Big Business Groups Affirm Support for Nafta Arbitration Panels

Three of the nation's most prominent trade associations warned that any efforts to weaken arbitration panels at the heart of the North American Free Trade Agreement "will serve to undermine business community support" for Nafta renegotiations.

The letter to the Trump administration from the U.S. Chamber of Commerce, National Association of Manufacturers and Business Roundtable comes in response to a proposal by the U.S. trade representative to make U.S. participation in the panels voluntary. The panels are called the Investor-State Dispute Settlement system.

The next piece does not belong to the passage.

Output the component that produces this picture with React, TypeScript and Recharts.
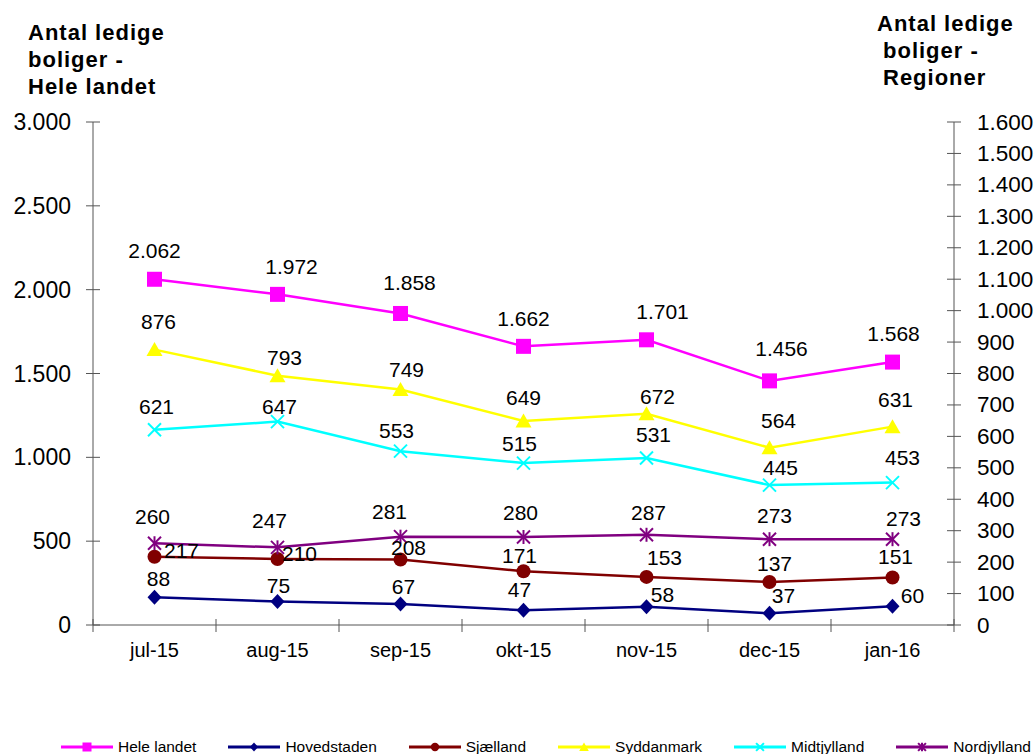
import React from "react";
import { LineChart, Line, XAxis, YAxis, LabelList } from "recharts";

// Data
const months = ["jul-15", "aug-15", "sep-15", "okt-15", "nov-15", "dec-15", "jan-16"];
const heleLandet = [2062, 1972, 1858, 1662, 1701, 1456, 1568];
const hovedstaden = [88, 75, 67, 47, 58, 37, 60];
const sjaelland = [217, 210, 208, 171, 153, 137, 151];
const syddanmark = [876, 793, 749, 649, 672, 564, 631];
const midtjylland = [621, 647, 553, 515, 531, 445, 453];
const nordjylland = [260, 247, 281, 280, 287, 273, 273];

const leftTicks = [0, 500, 1000, 1500, 2000, 2500, 3000];
const rightTicks = [0, 100, 200, 300, 400, 500, 600, 700, 800, 900, 1000, 1100, 1200, 1300, 1400, 1500, 1600];

// label placement relative to each point [dx, dy] (as Excel placed them)
const heleNudge = [[0, -29], [14, -28], [9, -31], [0, -28], [16, -28], [12, -32], [1, -29]];
const hovedNudge = [[4, -19], [1, -16], [3, -17], [-4, -21], [16, -12], [14, -18], [20, -11]];
const sjaelNudge = [[27, -6], [22, -5], [8, -12], [-4, -16], [18, -19], [5, -18], [3, -21]];
const sydNudge = [[4, -28], [7, -18], [6, -20], [0, -23], [11, -17], [9, -27], [3, -27]];
const midtNudge = [[2, -23], [2, -15], [-4, -21], [-4, -20], [7, -24], [11, -18], [10, -25]];
const nordNudge = [[-2, -27], [-8, -27], [-11, -25], [-3, -24], [2, -22], [5, -24], [11, -21]];

// Layout
const W = 1036;
const H = 754;
const CHART_H = 670;
const PLOT_LEFT = 93;
const PLOT_RIGHT = 954;
const PLOT_TOP = 122;
const PLOT_BOTTOM = 625;
const BAND = (PLOT_RIGHT - PLOT_LEFT) / months.length;
const AXIS = "#555555";
const FONT = '"Liberation Sans", Arial, Helvetica, sans-serif';

const series = [
  { key: "hele", name: "Hele landet", values: heleLandet, color: "#FF00FF", axis: "left", marker: "square", nudge: heleNudge },
  { key: "hoved", name: "Hovedstaden", values: hovedstaden, color: "#000080", axis: "right", marker: "diamond", nudge: hovedNudge },
  { key: "sjael", name: "Sjælland", values: sjaelland, color: "#800000", axis: "right", marker: "circle", nudge: sjaelNudge },
  { key: "syd", name: "Syddanmark", values: syddanmark, color: "#FFFF00", axis: "right", marker: "triangle", nudge: sydNudge },
  { key: "midt", name: "Midtjylland", values: midtjylland, color: "#00FFFF", axis: "right", marker: "x", nudge: midtNudge },
  { key: "nord", name: "Nordjylland", values: nordjylland, color: "#800080", axis: "right", marker: "star", nudge: nordNudge },
];

const data = months.map((m, i) => {
  const row: Record<string, any> = { month: m };
  series.forEach((s) => (row[s.key] = s.values[i]));
  return row;
});

const fmt = (v: number) => String(v).replace(/\B(?=(\d{3})+(?!\d))/g, ".");

function Marker({ type, cx, cy, color, s = 1 }: any) {
  switch (type) {
    case "square":
      return <rect x={cx - 7.5 * s} y={cy - 7.5 * s} width={15 * s} height={15 * s} fill={color} />;
    case "diamond":
      return (
        <polygon
          points={`${cx},${cy - 7.5 * s} ${cx + 7 * s},${cy} ${cx},${cy + 7.5 * s} ${cx - 7 * s},${cy}`}
          fill={color}
        />
      );
    case "circle":
      return <circle cx={cx} cy={cy} r={7 * s} fill={color} />;
    case "triangle":
      return (
        <polygon
          points={`${cx},${cy - 7.5 * s} ${cx + 8 * s},${cy + 6.5 * s} ${cx - 8 * s},${cy + 6.5 * s}`}
          fill={color}
        />
      );
    case "x":
      return (
        <g stroke={color} strokeWidth={2}>
          <line x1={cx - 6.5 * s} y1={cy - 6.5 * s} x2={cx + 6.5 * s} y2={cy + 6.5 * s} />
          <line x1={cx - 6.5 * s} y1={cy + 6.5 * s} x2={cx + 6.5 * s} y2={cy - 6.5 * s} />
        </g>
      );
    case "star":
      return (
        <g stroke={color} strokeWidth={2}>
          <line x1={cx - 6.5 * s} y1={cy - 6.5 * s} x2={cx + 6.5 * s} y2={cy + 6.5 * s} />
          <line x1={cx - 6.5 * s} y1={cy + 6.5 * s} x2={cx + 6.5 * s} y2={cy - 6.5 * s} />
          <line x1={cx} y1={cy - 7 * s} x2={cx} y2={cy + 7 * s} />
        </g>
      );
    default:
      return null;
  }
}

const LeftTick = (props: any) => {
  const { y, payload } = props;
  return (
    <g>
      <line x1={PLOT_LEFT - 7} x2={PLOT_LEFT + 7} y1={y} y2={y} stroke={AXIS} />
      <text x={PLOT_LEFT - 22} y={y} textAnchor="end" dominantBaseline="central" fontSize={23} fill="#000" fontFamily={FONT}>
        {fmt(payload.value)}
      </text>
    </g>
  );
};

const RightTick = (props: any) => {
  const { y, payload } = props;
  return (
    <g>
      <line x1={PLOT_RIGHT - 7} x2={PLOT_RIGHT + 7} y1={y} y2={y} stroke={AXIS} />
      <text x={PLOT_RIGHT + 23} y={y} textAnchor="start" dominantBaseline="central" fontSize={22.5} fill="#000" fontFamily={FONT}>
        {fmt(payload.value)}
      </text>
    </g>
  );
};

const XTick = (props: any) => {
  const { x, payload, index } = props;
  return (
    <g>
      <line x1={x - BAND / 2} x2={x - BAND / 2} y1={PLOT_BOTTOM - 6} y2={PLOT_BOTTOM + 7} stroke={AXIS} />
      {index === months.length - 1 && (
        <line x1={x + BAND / 2} x2={x + BAND / 2} y1={PLOT_BOTTOM - 6} y2={PLOT_BOTTOM + 7} stroke={AXIS} />
      )}
      <text x={x} y={PLOT_BOTTOM + 25} textAnchor="middle" dominantBaseline="central" fontSize={20} fill="#000" fontFamily={FONT}>
        {payload.value}
      </text>
    </g>
  );
};

const makeLabel = (nudge: number[][]) => (props: any) => {
  const { x, y, value, index } = props;
  const [dx, dy] = nudge[index] || [0, -20];
  return (
    <text
      key={`lbl-${index}`}
      x={x + dx}
      y={y + dy}
      textAnchor="middle"
      dominantBaseline="central"
      fontSize={21}
      fill="#000"
      fontFamily={FONT}
    >
      {fmt(value)}
    </text>
  );
};

const titleStyle: React.CSSProperties = {
  position: "absolute",
  fontFamily: FONT,
  fontWeight: "bold",
  fontSize: 22,
  letterSpacing: 1,
  lineHeight: "27px",
  color: "#000",
  whiteSpace: "pre",
};

export default function App() {
  return (
    <div style={{ position: "fixed", left: 0, top: 0, width: W, height: H, overflow: "hidden", background: "#fff" }}>
      <div style={{ ...titleStyle, left: 28, top: 19 }}>
        <div>Antal ledige</div>
        <div>boliger -</div>
        <div>Hele landet</div>
      </div>
      <div style={{ ...titleStyle, left: 877, top: 10 }}>
        <div>Antal ledige</div>
        <div style={{ paddingLeft: 6 }}>boliger -</div>
        <div style={{ paddingLeft: 6 }}>Regioner</div>
      </div>

      <div style={{ position: "absolute", left: 0, top: 0 }}>
        <LineChart width={W} height={CHART_H} data={data} margin={{ top: PLOT_TOP, right: 0, bottom: 0, left: 0 }}>
          <XAxis
            dataKey="month"
            height={CHART_H - PLOT_BOTTOM}
            padding={{ left: BAND / 2, right: BAND / 2 }}
            interval={0}
            tickLine={false}
            axisLine={{ stroke: AXIS }}
            tick={<XTick />}
          />
          <YAxis
            yAxisId="left"
            width={PLOT_LEFT}
            domain={[0, 3000]}
            ticks={leftTicks}
            interval={0}
            tickLine={false}
            axisLine={{ stroke: AXIS }}
            tick={<LeftTick />}
          />
          <YAxis
            yAxisId="right"
            orientation="right"
            width={W - PLOT_RIGHT}
            domain={[0, 1600]}
            ticks={rightTicks}
            interval={0}
            tickLine={false}
            axisLine={{ stroke: AXIS }}
            tick={<RightTick />}
          />
          {series.map((s) => (
            <Line
              key={s.key}
              yAxisId={s.axis}
              dataKey={s.key}
              name={s.name}
              type="linear"
              stroke={s.color}
              strokeWidth={2.5}
              isAnimationActive={false}
              dot={(p: any) => (
                <Marker key={`${s.key}-${p.index}`} type={s.marker} cx={p.cx} cy={p.cy} color={s.color} />
              )}
              activeDot={false}
            >
              <LabelList dataKey={s.key} content={makeLabel(s.nudge)} />
            </Line>
          ))}
        </LineChart>
      </div>

      <div
        style={{
          position: "absolute",
          left: 61,
          top: 737,
          height: 20,
          display: "flex",
          alignItems: "center",
          gap: 32,
          fontFamily: FONT,
          fontSize: 15.5,
          color: "#000",
          whiteSpace: "nowrap",
        }}
      >
        {series.map((s) => (
          <div key={s.key} style={{ display: "flex", alignItems: "center" }}>
            <svg width={52} height={16} style={{ marginRight: 5 }}>
              <line x1={0} x2={52} y1={8} y2={8} stroke={s.color} strokeWidth={3} />
              <Marker type={s.marker} cx={26} cy={8} color={s.color} s={0.6} />
            </svg>
            <span>{s.name}</span>
          </div>
        ))}
      </div>
    </div>
  );
}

ISDS is a form of international arbitration in which corporations can sue governments for damages if they believe governmental decisions improperly diminish the value of their foreign investments. The arbitration panels, which operate as alternatives to domestic court systems, have been criticized by labor and environmental groups as giving corporations -- and only corporations -- a way to circumvent domestic laws and regulations.

The USTR plan, as reported by The Wall Street Journal earlier this week, would essentially make the ISDS system voluntary in the future, meaning the three Nafta countries would need to "opt in."

Representatives of the U.S., Canada and Mexico kicked off talks to renegotiate Nafta last week in Washington, and the talks will pick up again in Mexico City Sept. 1.

"For decades, U.S. trade and investment agreements have provided for neutral arbitration to resolve investment disputes," the group said in the letter. "These ISDS procedures ensure that other countries treat U.S. investors fairly, do not seize their property without compensation and do not impose 'forced localization' requirements that compel jobs to be shipped overseas."

Critics of ISDS have long argued that the arbitration panels infringe on U.S. sovereignty. In Senate testimony in June, U.S. Trade Representative Robert Lighthizer said he was "always troubled by the fact that nonelected non-Americans can make the final decision that the United States law is invalid."

The business groups disagree that it infringes on sovereignty, saying the system "upholds the same fundamental due process and private property guarantees protected by our Constitution, and it obligates other countries to uphold these precepts as well."

ISDS can't overturn U.S. laws or regulations, the groups said, and they noted that few cases have been filed against the U.S. and that the U.S. government has never lost an ISDS dispute.